Start of COLLECTED MATERIAL

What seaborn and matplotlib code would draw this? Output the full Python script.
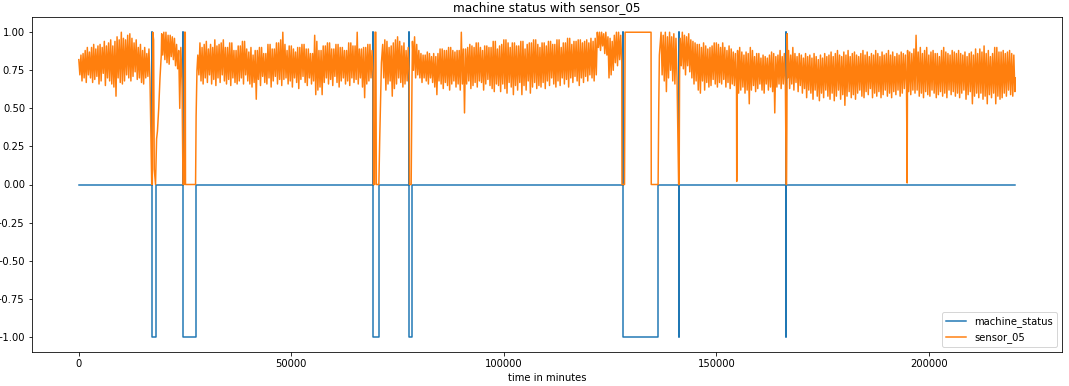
import numpy as np
import pandas as pd
import seaborn as sns
import matplotlib
matplotlib.use('Agg')
import matplotlib.pyplot as plt

# machine_status: 0 normal, 1 broken, -1 recovering
broken_at = [17155, 24510, 69318, 77790, 128040, 141131, 166440]
recovered_at = [18050, 27540, 70530, 78300, 136380, 141200, 166500]
last_minute = 220319

# sensor_05 (x100) during normal running, read per 500-minute block:
# top of the band (hi) and bottom of the band (lo)
hi_a = [82, 85, 86, 88, 90, 87, 90, 92, 89, 91, 92, 90, 94, 91, 93, 95, 91, 94,
        97, 95, 100, 96, 95, 98, 99, 96, 93, 95, 90, 92, 88, 90, 86, 89]
lo_a = [72, 68, 70, 67, 72, 70, 67, 69, 71, 66, 68, 73, 65, 70, 68, 66, 64, 58,
        70, 67, 66, 68, 72, 70, 68, 71, 74, 69, 70, 67, 66, 70, 71, 68]
hi_b = [99, 100, 100, 98, 98, 97, 96, 92, 88, 90]
lo_b = [85, 82, 80, 79, 84, 82, 78, 76, 50, 70]
hi_c = [85, 93, 90, 92, 94, 89, 92, 90, 95, 91,
        92, 93, 95, 90, 90, 93, 93, 88, 88, 91,
        91, 94, 94, 89, 87, 90, 85, 88, 88, 90,
        90, 86, 86, 92, 92, 89, 89, 93, 93, 95,
        100, 92, 88, 91, 91, 89, 87, 90, 90, 92,
        92, 89, 89, 86, 86, 98, 94, 88, 88, 91,
        91, 93, 93, 89, 89, 92, 92, 90, 90, 88,
        88, 93, 93, 91, 91, 100, 89, 89, 90, 90,
        92, 92, 88]
lo_c = [72, 68, 66, 70, 67, 72, 66, 69, 65, 70,
        67, 72, 68, 66, 69, 65, 70, 67, 66, 68,
        70, 66, 72, 68, 66, 64, 67, 56, 69, 65,
        71, 67, 66, 70, 64, 68, 71, 66, 69, 65,
        69, 70, 66, 68, 64, 70, 67, 63, 69, 71,
        67, 65, 70, 66, 68, 59, 62, 64, 59, 67,
        70, 66, 69, 65, 71, 67, 64, 68, 70, 66,
        68, 65, 70, 67, 69, 66, 70, 64, 57, 66,
        68, 70, 72]
hi_d = [92, 95, 94, 90, 91, 93, 95, 97, 94, 91, 93, 88, 90]
lo_d = [70, 62, 66, 68, 58, 63, 66, 70, 67, 64, 66, 68, 72]
hi_e = [94, 97, 92, 88, 86, 85, 85, 87, 86, 84,
        86, 84, 86, 89, 89, 88, 88, 90, 90, 88,
        87, 88, 88, 100, 89, 89, 90, 92, 91, 90,
        93, 93, 90, 88, 91, 91, 90, 90, 94, 94,
        89, 91, 92, 95, 95, 93, 90, 93, 93, 91,
        91, 94, 94, 89, 92, 93, 93, 95, 95, 92,
        90, 93, 93, 91, 94, 94, 92, 92, 95, 95,
        90, 93, 93, 96, 96, 92, 94, 94, 95, 95,
        93, 94, 95, 93, 96, 94, 96, 100, 100, 100,
        99, 100, 97, 96, 94, 98, 100, 100, 98]
lo_e = [75, 70, 72, 70, 67, 70, 68, 66, 70, 67,
        64, 59, 68, 66, 63, 67, 65, 62, 66, 68,
        64, 66, 62, 66, 47, 66, 68, 63, 65, 67,
        64, 68, 67, 62, 66, 69, 65, 63, 61, 66,
        65, 61, 66, 63, 60, 67, 64, 59, 65, 62,
        67, 59, 65, 62, 68, 60, 64, 67, 63, 65,
        64, 67, 63, 68, 65, 70, 66, 64, 68, 65,
        70, 66, 69, 64, 70, 67, 71, 68, 65, 70,
        67, 71, 68, 72, 70, 68, 72, 90, 88, 91,
        86, 85, 70, 72, 75, 80, 78, 82, 80]
hi_f = [100, 98, 100, 97, 100, 97, 99, 96]
lo_f = [72, 68, 61, 70, 75, 68, 66, 70]
hi_g = [96, 100, 98, 97, 99, 95, 94, 93, 92, 92,
        90, 93, 91, 89, 90, 91, 93, 93, 92, 90,
        93, 90, 88, 91, 89, 87, 86, 88, 90, 87,
        85, 87, 86, 90, 88, 84, 86, 86, 83, 85,
        84, 83, 85, 87, 86, 84, 85, 88, 84, 86]
lo_g = [78, 76, 72, 78, 74, 70, 66, 68, 62, 60,
        68, 62, 67, 64, 65, 69, 66, 64, 67, 66,
        69, 64, 67, 63, 66, 65, 63, 60, 62, 64,
        60, 62, 53, 62, 65, 61, 63, 66, 62, 60,
        66, 62, 64, 61, 47, 64, 66, 63, 66, 65]
hi_h = [88, 85, 90, 86, 84, 86, 85, 83, 86, 84,
        85, 83, 86, 84, 82, 85, 83, 86, 84, 85,
        87, 84, 86, 88, 85, 84, 87, 85, 88, 84,
        86, 87, 85, 84, 86, 88, 85, 87, 84, 86,
        85, 88, 86, 84, 87, 85, 86, 88, 85, 87,
        84, 86, 85, 87, 86, 85, 88, 87, 86, 89,
        98, 87, 90, 86, 88, 90, 85, 87, 88, 86,
        86, 84, 88, 90, 87, 86, 85, 88, 87, 86,
        88, 86, 85, 87, 84, 86, 87, 85, 89, 86,
        89, 87, 91, 86, 88, 84, 86, 90, 90, 87,
        87, 88, 86, 87, 88, 86, 85]
lo_h = [63, 66, 62, 67, 61, 65, 60, 63, 57, 62,
        60, 56, 62, 58, 55, 60, 57, 62, 58, 56,
        60, 55, 58, 62, 56, 59, 52, 58, 61, 57,
        59, 56, 60, 62, 58, 57, 61, 59, 63, 57,
        60, 58, 61, 57, 59, 62, 58, 60, 57, 61,
        59, 62, 58, 60, 63, 64, 61, 59, 62, 60,
        62, 58, 60, 57, 61, 59, 58, 62, 60, 57,
        59, 61, 58, 60, 57, 62, 59, 61, 58, 60,
        57, 60, 62, 56, 59, 61, 53, 58, 60, 57,
        60, 56, 58, 53, 59, 57, 60, 53, 58, 56,
        57, 60, 58, 62, 59, 58, 61]
run_starts = [0, 19500, 28000, 71500, 78500, 137000, 141500, 167000]

# sensor_05 around the failures and the two short drops
event_t = [17155, 17300, 17400, 17600, 17750, 18050, 18300, 18500, 18800, 19100, 19400,
           24300, 24510, 24800, 24900, 25050, 25100, 27470, 27600, 27800,
           69318, 69600, 69700, 69900, 70000, 70600, 70800, 71000, 71200,
           77790, 78200, 78300, 78400,
           127800, 128400, 128540, 134640, 134690, 136300, 136450, 136600,
           141131, 141250, 141350,
           154800,
           166440, 166520, 166600, 166680, 166800,
           194900, 220319]
event_v = [0.0, 0.0, 1.0, 0.95, 0.1, 0.0, 0.3, 0.35, 0.5, 0.7, 0.85,
           0.63, 0.0, 0.0, 1.0, 1.0, 0.0, 0.0, 0.45, 0.75,
           0.0, 0.0, 1.0, 1.0, 0.0, 0.0, 0.3, 0.55, 0.8,
           0.0, 0.0, 0.35, 0.7,
           0.0, 0.0, 1.0, 1.0, 0.0, 0.0, 0.5, 0.85,
           0.0, 0.0, 0.7,
           0.02,
           0.0, 0.0, 0.4, 0.99, 0.7,
           0.01, 0.70]

his = [hi_a, hi_b, hi_c, hi_d, hi_e, hi_f, hi_g, hi_h]
los = [lo_a, lo_b, lo_c, lo_d, lo_e, lo_f, lo_g, lo_h]
t_parts = [np.array(event_t)]
v_parts = [np.array(event_v)]
for start, hi, lo in zip(run_starts, his, los):
    t_parts.append(start + 500 * np.arange(len(hi)))
    v_parts.append(np.array(hi) / 100)
    t_parts.append(start + 250 + 500 * np.arange(len(lo)))
    v_parts.append(np.array(lo) / 100)
sensor = pd.DataFrame({'t': np.concatenate(t_parts), 'v': np.concatenate(v_parts)})
sensor = sensor.sort_values('t')

st_t, st_v = [0], [0]
for b, r in zip(broken_at, recovered_at):
    st_t += [b, b + 1, r]
    st_v += [1, -1, 0]
st_t.append(last_minute)
st_v.append(0)
status = pd.DataFrame({'t': st_t, 'v': st_v})

fig = plt.figure(figsize=(1069 / 72, 386 / 72), dpi=72)
ax = fig.add_axes([32 / 1069, 34 / 386, 1030 / 1069, 335 / 386])
sns.lineplot(data=status, x='t', y='v', ax=ax, color='#1f77b4',
             drawstyle='steps-post', estimator=None, label='machine_status')
sns.lineplot(data=sensor, x='t', y='v', ax=ax, color='#ff7f0e',
             estimator=None, label='sensor_05')
ax.set_yticks(np.arange(-1, 1.01, 0.25))
ax.set_ylim(-1.1, 1.1)
ax.set_xlim(-0.05 * last_minute, 1.05 * last_minute)
ax.set_title('machine status with sensor_05')
ax.set_xlabel('time in minutes')
ax.set_ylabel('')
ax.legend(loc='lower right')
fig.savefig('out.png', dpi=72)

End of COLLECTED MATERIAL

> [OBJECTIVE]: In the listing, how many lines hold "seaborn"? Answer with a bare number.

> [TASK SOLUTION]: 2